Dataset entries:
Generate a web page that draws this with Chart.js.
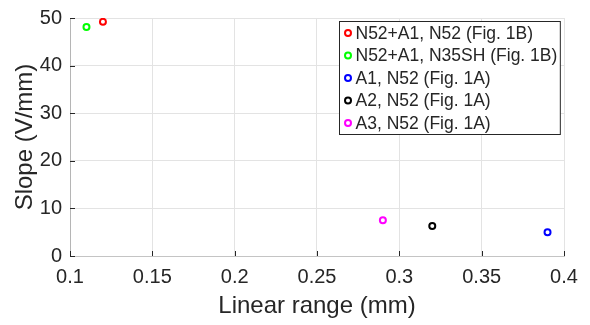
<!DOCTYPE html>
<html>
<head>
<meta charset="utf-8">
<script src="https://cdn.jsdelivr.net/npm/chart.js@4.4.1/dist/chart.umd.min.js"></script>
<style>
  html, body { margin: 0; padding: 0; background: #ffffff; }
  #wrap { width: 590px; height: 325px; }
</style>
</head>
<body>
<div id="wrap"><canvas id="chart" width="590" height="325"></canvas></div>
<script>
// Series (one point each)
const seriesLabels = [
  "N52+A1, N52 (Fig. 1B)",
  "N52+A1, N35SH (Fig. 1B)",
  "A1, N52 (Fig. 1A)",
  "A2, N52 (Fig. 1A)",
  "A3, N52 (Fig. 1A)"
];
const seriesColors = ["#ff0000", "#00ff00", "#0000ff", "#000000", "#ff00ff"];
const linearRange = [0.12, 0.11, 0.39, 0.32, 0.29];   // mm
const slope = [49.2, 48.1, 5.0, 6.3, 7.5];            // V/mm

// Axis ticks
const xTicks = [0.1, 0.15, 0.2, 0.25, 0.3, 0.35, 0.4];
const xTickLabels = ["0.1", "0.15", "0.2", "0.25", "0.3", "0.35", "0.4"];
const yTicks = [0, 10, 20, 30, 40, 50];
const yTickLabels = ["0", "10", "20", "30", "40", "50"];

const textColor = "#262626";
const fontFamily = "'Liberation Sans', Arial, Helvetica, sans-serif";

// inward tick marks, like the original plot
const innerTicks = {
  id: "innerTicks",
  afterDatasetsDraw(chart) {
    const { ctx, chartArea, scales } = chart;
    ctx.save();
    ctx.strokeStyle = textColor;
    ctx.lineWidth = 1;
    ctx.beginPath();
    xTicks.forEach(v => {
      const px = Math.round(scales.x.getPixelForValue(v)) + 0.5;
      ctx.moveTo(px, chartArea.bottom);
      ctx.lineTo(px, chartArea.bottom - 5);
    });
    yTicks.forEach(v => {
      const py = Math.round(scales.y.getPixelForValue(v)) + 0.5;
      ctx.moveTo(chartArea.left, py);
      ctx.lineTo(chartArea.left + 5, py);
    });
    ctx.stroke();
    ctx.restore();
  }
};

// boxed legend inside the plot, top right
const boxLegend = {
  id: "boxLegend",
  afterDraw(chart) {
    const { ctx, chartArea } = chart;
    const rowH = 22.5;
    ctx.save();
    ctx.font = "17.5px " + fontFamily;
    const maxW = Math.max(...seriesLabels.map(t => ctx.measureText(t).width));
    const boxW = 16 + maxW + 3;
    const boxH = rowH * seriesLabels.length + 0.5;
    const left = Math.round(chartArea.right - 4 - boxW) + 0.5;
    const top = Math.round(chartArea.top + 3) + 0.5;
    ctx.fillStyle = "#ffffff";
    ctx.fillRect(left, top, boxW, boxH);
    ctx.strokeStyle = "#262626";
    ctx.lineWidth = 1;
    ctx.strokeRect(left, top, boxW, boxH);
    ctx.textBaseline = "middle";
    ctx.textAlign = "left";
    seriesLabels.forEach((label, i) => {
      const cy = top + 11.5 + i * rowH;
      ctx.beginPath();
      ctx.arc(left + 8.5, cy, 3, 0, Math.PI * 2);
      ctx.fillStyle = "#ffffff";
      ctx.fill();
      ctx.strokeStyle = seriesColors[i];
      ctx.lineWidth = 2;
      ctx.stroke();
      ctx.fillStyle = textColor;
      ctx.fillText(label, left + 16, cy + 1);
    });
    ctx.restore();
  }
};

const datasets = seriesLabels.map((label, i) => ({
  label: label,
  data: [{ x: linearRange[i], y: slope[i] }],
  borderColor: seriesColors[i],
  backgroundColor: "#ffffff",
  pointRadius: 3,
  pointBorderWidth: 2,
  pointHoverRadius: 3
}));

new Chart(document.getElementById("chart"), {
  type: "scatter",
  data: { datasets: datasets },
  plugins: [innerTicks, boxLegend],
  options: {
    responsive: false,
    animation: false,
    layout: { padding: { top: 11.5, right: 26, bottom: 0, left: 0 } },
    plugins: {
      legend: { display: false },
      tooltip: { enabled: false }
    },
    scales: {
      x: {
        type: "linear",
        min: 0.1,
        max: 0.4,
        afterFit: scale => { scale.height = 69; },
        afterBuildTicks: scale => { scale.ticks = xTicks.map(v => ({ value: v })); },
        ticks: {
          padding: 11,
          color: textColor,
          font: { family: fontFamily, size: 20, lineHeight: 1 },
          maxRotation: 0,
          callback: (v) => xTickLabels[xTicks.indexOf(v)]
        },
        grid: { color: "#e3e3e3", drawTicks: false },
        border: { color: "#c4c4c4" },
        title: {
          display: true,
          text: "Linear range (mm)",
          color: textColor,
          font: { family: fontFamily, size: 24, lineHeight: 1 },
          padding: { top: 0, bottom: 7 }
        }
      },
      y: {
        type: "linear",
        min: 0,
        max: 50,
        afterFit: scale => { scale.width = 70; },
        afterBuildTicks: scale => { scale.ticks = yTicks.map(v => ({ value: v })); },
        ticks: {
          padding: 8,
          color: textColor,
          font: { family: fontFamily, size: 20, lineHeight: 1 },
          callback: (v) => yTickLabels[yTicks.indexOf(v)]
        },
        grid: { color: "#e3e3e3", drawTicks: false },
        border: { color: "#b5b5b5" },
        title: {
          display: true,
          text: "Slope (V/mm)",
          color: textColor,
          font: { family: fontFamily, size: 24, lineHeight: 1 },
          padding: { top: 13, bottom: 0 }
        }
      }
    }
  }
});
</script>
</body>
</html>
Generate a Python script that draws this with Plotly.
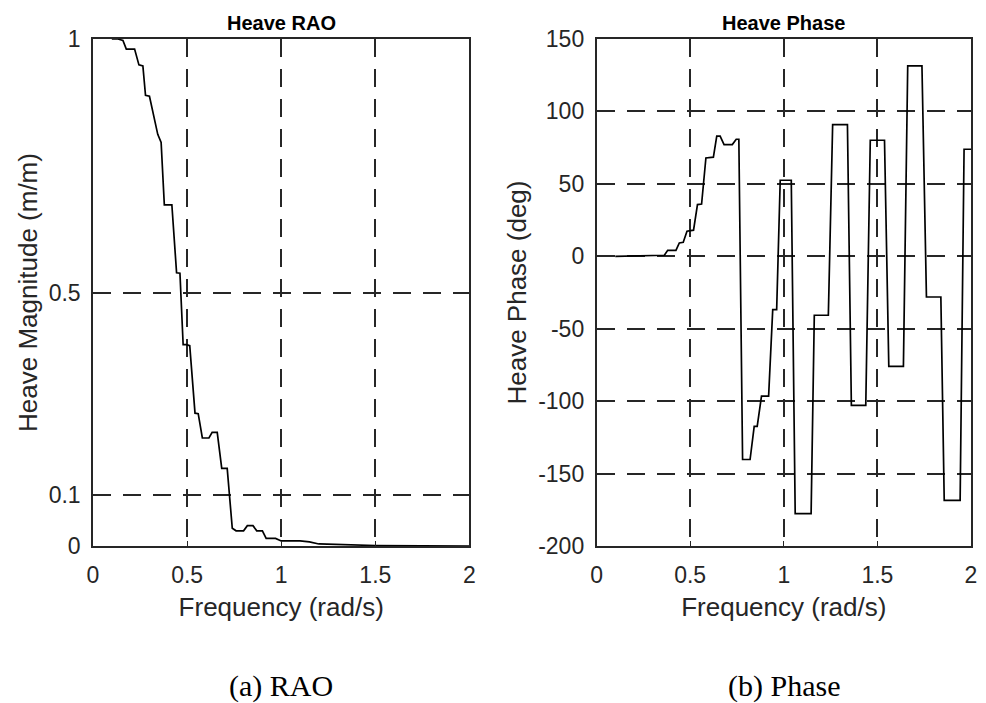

> **The exercise**
Copy out all the data exactly; skip the pictures.

> **Right answer**
Generate a web page that draws this with Chart.js.
<!DOCTYPE html>
<html>
<head>
<meta charset="utf-8">
<script src="https://cdn.jsdelivr.net/npm/chart.js@4.4.1/dist/chart.umd.min.js"></script>
<style>
  html, body { margin: 0; padding: 0; background: #ffffff; }
  #wrap { width: 590px; height: 325px; }
</style>
</head>
<body>
<div id="wrap"><canvas id="chart" width="590" height="325"></canvas></div>
<script>
// Series (one point each)
const seriesLabels = [
  "N52+A1, N52 (Fig. 1B)",
  "N52+A1, N35SH (Fig. 1B)",
  "A1, N52 (Fig. 1A)",
  "A2, N52 (Fig. 1A)",
  "A3, N52 (Fig. 1A)"
];
const seriesColors = ["#ff0000", "#00ff00", "#0000ff", "#000000", "#ff00ff"];
const linearRange = [0.12, 0.11, 0.39, 0.32, 0.29];   // mm
const slope = [49.2, 48.1, 5.0, 6.3, 7.5];            // V/mm

// Axis ticks
const xTicks = [0.1, 0.15, 0.2, 0.25, 0.3, 0.35, 0.4];
const xTickLabels = ["0.1", "0.15", "0.2", "0.25", "0.3", "0.35", "0.4"];
const yTicks = [0, 10, 20, 30, 40, 50];
const yTickLabels = ["0", "10", "20", "30", "40", "50"];

const textColor = "#262626";
const fontFamily = "'Liberation Sans', Arial, Helvetica, sans-serif";

// inward tick marks, like the original plot
const innerTicks = {
  id: "innerTicks",
  afterDatasetsDraw(chart) {
    const { ctx, chartArea, scales } = chart;
    ctx.save();
    ctx.strokeStyle = textColor;
    ctx.lineWidth = 1;
    ctx.beginPath();
    xTicks.forEach(v => {
      const px = Math.round(scales.x.getPixelForValue(v)) + 0.5;
      ctx.moveTo(px, chartArea.bottom);
      ctx.lineTo(px, chartArea.bottom - 5);
    });
    yTicks.forEach(v => {
      const py = Math.round(scales.y.getPixelForValue(v)) + 0.5;
      ctx.moveTo(chartArea.left, py);
      ctx.lineTo(chartArea.left + 5, py);
    });
    ctx.stroke();
    ctx.restore();
  }
};

// boxed legend inside the plot, top right
const boxLegend = {
  id: "boxLegend",
  afterDraw(chart) {
    const { ctx, chartArea } = chart;
    const rowH = 22.5;
    ctx.save();
    ctx.font = "17.5px " + fontFamily;
    const maxW = Math.max(...seriesLabels.map(t => ctx.measureText(t).width));
    const boxW = 16 + maxW + 3;
    const boxH = rowH * seriesLabels.length + 0.5;
    const left = Math.round(chartArea.right - 4 - boxW) + 0.5;
    const top = Math.round(chartArea.top + 3) + 0.5;
    ctx.fillStyle = "#ffffff";
    ctx.fillRect(left, top, boxW, boxH);
    ctx.strokeStyle = "#262626";
    ctx.lineWidth = 1;
    ctx.strokeRect(left, top, boxW, boxH);
    ctx.textBaseline = "middle";
    ctx.textAlign = "left";
    seriesLabels.forEach((label, i) => {
      const cy = top + 11.5 + i * rowH;
      ctx.beginPath();
      ctx.arc(left + 8.5, cy, 3, 0, Math.PI * 2);
      ctx.fillStyle = "#ffffff";
      ctx.fill();
      ctx.strokeStyle = seriesColors[i];
      ctx.lineWidth = 2;
      ctx.stroke();
      ctx.fillStyle = textColor;
      ctx.fillText(label, left + 16, cy + 1);
    });
    ctx.restore();
  }
};

const datasets = seriesLabels.map((label, i) => ({
  label: label,
  data: [{ x: linearRange[i], y: slope[i] }],
  borderColor: seriesColors[i],
  backgroundColor: "#ffffff",
  pointRadius: 3,
  pointBorderWidth: 2,
  pointHoverRadius: 3
}));

new Chart(document.getElementById("chart"), {
  type: "scatter",
  data: { datasets: datasets },
  plugins: [innerTicks, boxLegend],
  options: {
    responsive: false,
    animation: false,
    layout: { padding: { top: 11.5, right: 26, bottom: 0, left: 0 } },
    plugins: {
      legend: { display: false },
      tooltip: { enabled: false }
    },
    scales: {
      x: {
        type: "linear",
        min: 0.1,
        max: 0.4,
        afterFit: scale => { scale.height = 69; },
        afterBuildTicks: scale => { scale.ticks = xTicks.map(v => ({ value: v })); },
        ticks: {
          padding: 11,
          color: textColor,
          font: { family: fontFamily, size: 20, lineHeight: 1 },
          maxRotation: 0,
          callback: (v) => xTickLabels[xTicks.indexOf(v)]
        },
        grid: { color: "#e3e3e3", drawTicks: false },
        border: { color: "#c4c4c4" },
        title: {
          display: true,
          text: "Linear range (mm)",
          color: textColor,
          font: { family: fontFamily, size: 24, lineHeight: 1 },
          padding: { top: 0, bottom: 7 }
        }
      },
      y: {
        type: "linear",
        min: 0,
        max: 50,
        afterFit: scale => { scale.width = 70; },
        afterBuildTicks: scale => { scale.ticks = yTicks.map(v => ({ value: v })); },
        ticks: {
          padding: 8,
          color: textColor,
          font: { family: fontFamily, size: 20, lineHeight: 1 },
          callback: (v) => yTickLabels[yTicks.indexOf(v)]
        },
        grid: { color: "#e3e3e3", drawTicks: false },
        border: { color: "#b5b5b5" },
        title: {
          display: true,
          text: "Slope (V/mm)",
          color: textColor,
          font: { family: fontFamily, size: 24, lineHeight: 1 },
          padding: { top: 13, bottom: 0 }
        }
      }
    }
  }
});
</script>
</body>
</html>
Generate a Python script that draws this with Plotly.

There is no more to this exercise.